As far as I can tell, Birkerts is saying here that it doesn't matter how much you read or what you read; all that matters is that you are physically turning the pages of a codex, because that specific action is “a larger value” than what you read and constitutes “the deep-structure of the activity.”
I cannot find any other way of interpreting what Birkerts says here, but that’s just nuts — as well as totally inconsistent with the arguments he makes in The Gutenberg Elegies about the unique value of reading novels. Does he really want to suggest that a person reading a biography of Paris Hilton in an actual book is having a deeper and richer experience than a person reading Henry James on a Kindle?
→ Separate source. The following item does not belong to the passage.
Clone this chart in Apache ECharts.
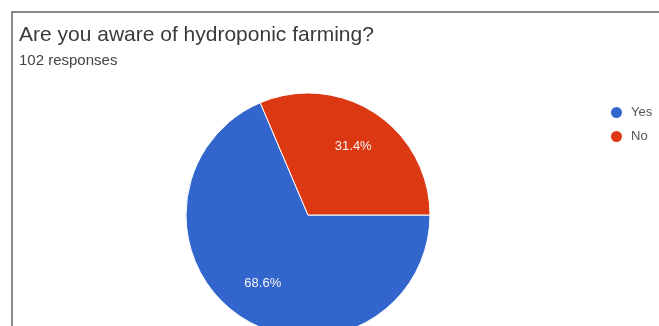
<!DOCTYPE html>
<html>
<head>
<meta charset="utf-8">
<style>
	html, body { margin: 0; padding: 0; background: #fff; }
	#chart { width: 659px; height: 326px; }
</style>
<script src="https://cdn.jsdelivr.net/npm/echarts@6/dist/echarts.min.js"></script>
</head>
<body>
<div id="chart"></div>
<script>
var titleText = 'Are you aware of hydroponic farming?';
var subText = '102 responses';
var categories = ['Yes', 'No'];
var percents = [68.6, 31.4];
var colors = ['#3366cc', '#dc3912'];

var pieData = categories.map(function (name, i) {
	return { name: name, value: percents[i] };
});

var chart = echarts.init(document.getElementById('chart'));
var option = {
	backgroundColor: '#fff',
	color: colors,
	title: {
		text: titleText,
		subtext: subText,
		left: 14,
		top: 20,
		itemGap: 7,
		textStyle: { fontFamily: 'Liberation Sans', fontSize: 21, fontWeight: 'normal', color: '#3a3a3a' },
		subtextStyle: { fontFamily: 'Liberation Sans', fontSize: 15, color: '#444' }
	},
	graphic: [{
		type: 'rect',
		shape: { x: 12, y: 12, width: 700, height: 400 },
		style: { fill: 'none', stroke: '#8a8a8a', lineWidth: 2 },
		silent: true
	}],
	legend: {
		orient: 'vertical',
		left: 604,
		top: 100,
		icon: 'circle',
		itemWidth: 13,
		itemHeight: 13,
		itemGap: 9,
		data: categories,
		textStyle: { fontFamily: 'Liberation Sans', fontSize: 13, color: '#555', padding: [0, 0, 0, 3] }
	},
	series: [
		{
			type: 'pie',
			center: [308, 215],
			radius: [0, 122],
			startAngle: 0,
			clockwise: true,
			silent: true,
			label: { show: false },
			labelLine: { show: false },
			itemStyle: { borderColor: '#fff', borderWidth: 1 },
			data: pieData
		},
		{
			// transparent ring used only to place the percent labels
			type: 'pie',
			center: [308, 215],
			radius: [36, 122],
			startAngle: 0,
			clockwise: true,
			silent: true,
			itemStyle: { color: 'rgba(0,0,0,0)' },
			label: {
				show: true,
				position: 'inside',
				formatter: function (p) { return p.value.toFixed(1) + '%'; },
				fontFamily: 'Liberation Sans',
				fontSize: 13,
				color: '#f4f4f4'
			},
			labelLine: { show: false },
			data: pieData
		}
	]
};
chart.setOption(option);
</script>
</body>
</html>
Later on in the essay he gets rather upset as he recalls a person who used her Blackberry to retrieve the precise words of a line from Wallace Stevens’s poetry. “I pictured us gradually letting go of Wallace Stevens (and every other artist and producer of work) as the historical flesh-and-blood entity he was, and accepting in his place a Wallace Stevens that is the merely the sum total of his facts — a writer no longer cohering in historical imagination but fragmented into retrievable bits of information.” So what, then, is an acceptable way to look up a line of poetry by Stevens? Isn't there something to be said for the fact that a small group of people at that moment, while they were still immersed in conversation, were able to share Stevens’s actual words? Doesn't that count for something? Isn't that in some way better than a scene in which one or two of them remember to look up the line later, while the others forget about it altogether?
Birkerts needs to think past his immediate reactions. Even if the reactions are appropriate ones, they aren't useful to anyone else unless they are thought through and clearly articulated. This is the kind of off-the-cuff reaction than gives us book lovers a bad name.